If the transferor’s receipt of the noninterest-bearing notes is characterized as a “term gift loan,” the lender/transferor will be treated as having transferred on the date of the receipt, and the borrower/transferee will be treated as having received on such date, cash in an amount equal to the excess of the following: (1) the amount loaned; over (2) the present value of all payments required to be made under the terms of the loan (see Q
893).
1 If the receipt of the notes is not so characterized, then the discussion in the following paragraph, relating to transactions occurring before June 7, 1984, is pertinent.
The IRS takes the position that such a transfer is a gift of the entire value of the property or interest given at the time of the transfer and is not a sale. If the transfer is of a remainder interest in property, it is a future interest gift that does not qualify for the gift tax annual exclusion (see Q
905). The Service distinguishes between an intent to forgive the notes and donative intent (see Q
893) with respect to transfer of the property: “A finding of an intent to forgive the note relates to whether valuable consideration was received, and thus, to whether the transaction was in reality a bona fide sale or a disguised gift.”
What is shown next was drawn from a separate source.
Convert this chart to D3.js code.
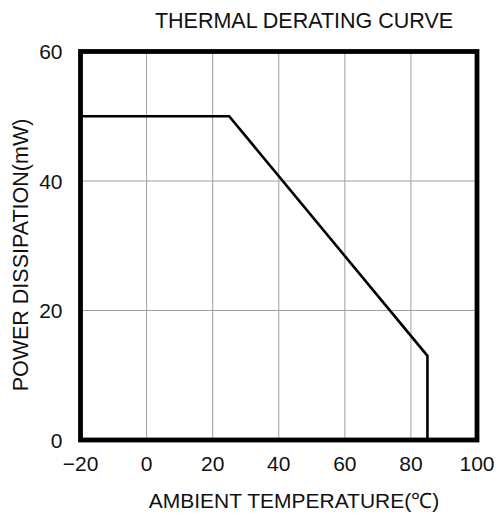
<!DOCTYPE html>
<meta charset="utf-8">
<script src="https://d3js.org/d3.v7.min.js"></script>
<style>
  body { margin: 0; background: #fff; }
  text { font-family: "Liberation Sans", Arial, sans-serif; fill: #111; }
</style>
<div id="my_dataviz"></div>
<script>

    // derating curve: ambient temperature (°C) vs power dissipation (mW)
    var temps = [-20, 25, 85, 85];
    var power = [50, 50, 13, 0];

    var xTicks = [-20, 0, 20, 40, 60, 80, 100];
    var yTicks = [0, 20, 40, 60];

    var W = 500, H = 515;
    var margin = {top: 51.5, right: 23, bottom: 75, left: 80.5},
        width = W - margin.left - margin.right,
        height = H - margin.top - margin.bottom;

    var svg = d3.select("#my_dataviz")
        .append("svg")
        .attr("width", W)
        .attr("height", H);

    var g = svg.append("g")
        .attr("transform", "translate(" + margin.left + "," + margin.top + ")");

    var x = d3.scaleLinear().domain([-20, 100]).range([0, width]);
    var y = d3.scaleLinear().domain([0, 60]).range([height, 0]);

    // grid
    g.append("g")
        .selectAll("line")
        .data(xTicks.slice(1, -1))
        .enter().append("line")
        .attr("x1", function(d) { return x(d); })
        .attr("x2", function(d) { return x(d); })
        .attr("y1", 0).attr("y2", height)
        .attr("stroke", "#a0a0a0").attr("stroke-width", 1);

    g.append("g")
        .selectAll("line")
        .data(yTicks.slice(1, -1))
        .enter().append("line")
        .attr("y1", function(d) { return y(d); })
        .attr("y2", function(d) { return y(d); })
        .attr("x1", 0).attr("x2", width)
        .attr("stroke", "#a0a0a0").attr("stroke-width", 1);

    // curve
    var line = d3.line()
        .x(function(d, i) { return x(temps[i]); })
        .y(function(d) { return y(d); });

    g.append("path")
        .datum(power)
        .attr("d", line)
        .attr("fill", "none")
        .attr("stroke", "#000")
        .attr("stroke-width", 2.6);

    // frame
    g.append("rect")
        .attr("x", 0).attr("y", 0)
        .attr("width", width).attr("height", height)
        .attr("fill", "none")
        .attr("stroke", "#000")
        .attr("stroke-width", 4.8);

    // tick labels
    g.append("g")
        .selectAll("text")
        .data(xTicks)
        .enter().append("text")
        .attr("x", function(d) { return x(d); })
        .attr("y", height + 31)
        .attr("text-anchor", "middle")
        .style("font-size", "21px")
        .text(function(d) { return d < 0 ? "\u2212" + Math.abs(d) : d; });

    g.append("g")
        .selectAll("text")
        .data(yTicks)
        .enter().append("text")
        .attr("x", -18)
        .attr("y", function(d) { return y(d); })
        .attr("dy", "0.36em")
        .attr("text-anchor", "end")
        .style("font-size", "21px")
        .text(function(d) { return d; });

    // titles
    svg.append("text")
        .attr("x", 304).attr("y", 28)
        .attr("text-anchor", "middle")
        .style("font-size", "21.5px")
        .text("THERMAL DERATING CURVE");

    svg.append("text")
        .attr("x", 294).attr("y", 508)
        .attr("text-anchor", "middle")
        .style("font-size", "21px")
        .text("AMBIENT TEMPERATURE(\u2103)");

    svg.append("text")
        .attr("transform", "translate(28,255) rotate(-90)")
        .attr("text-anchor", "middle")
        .style("font-size", "21.5px")
        .text("POWER DISSIPATION(mW)");

</script>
2 The Tax Court, however, makes a distinction based on the nature of the notes given, holding that if the notes are secured by valid vendor’s liens, the transaction is to be treated as a sale; a gift occurs on each date a note is due and forgiven, the value of the gift being the amount due on the note.
3
1. IRC §§ 7872(b)(1), 7872(d)(2).
2. Rev. Rul. 77-299, 1977-2 CB 343;
Deal, 29 TC 730 (1958).
3.
Haygood v. Comm., 42 TC 936 (1964), nonacq. 1977-2 CB 2;
Est. of Kelley v. Comm., 63 TC 321 (1974), nonacq. 1977-2 CB 2.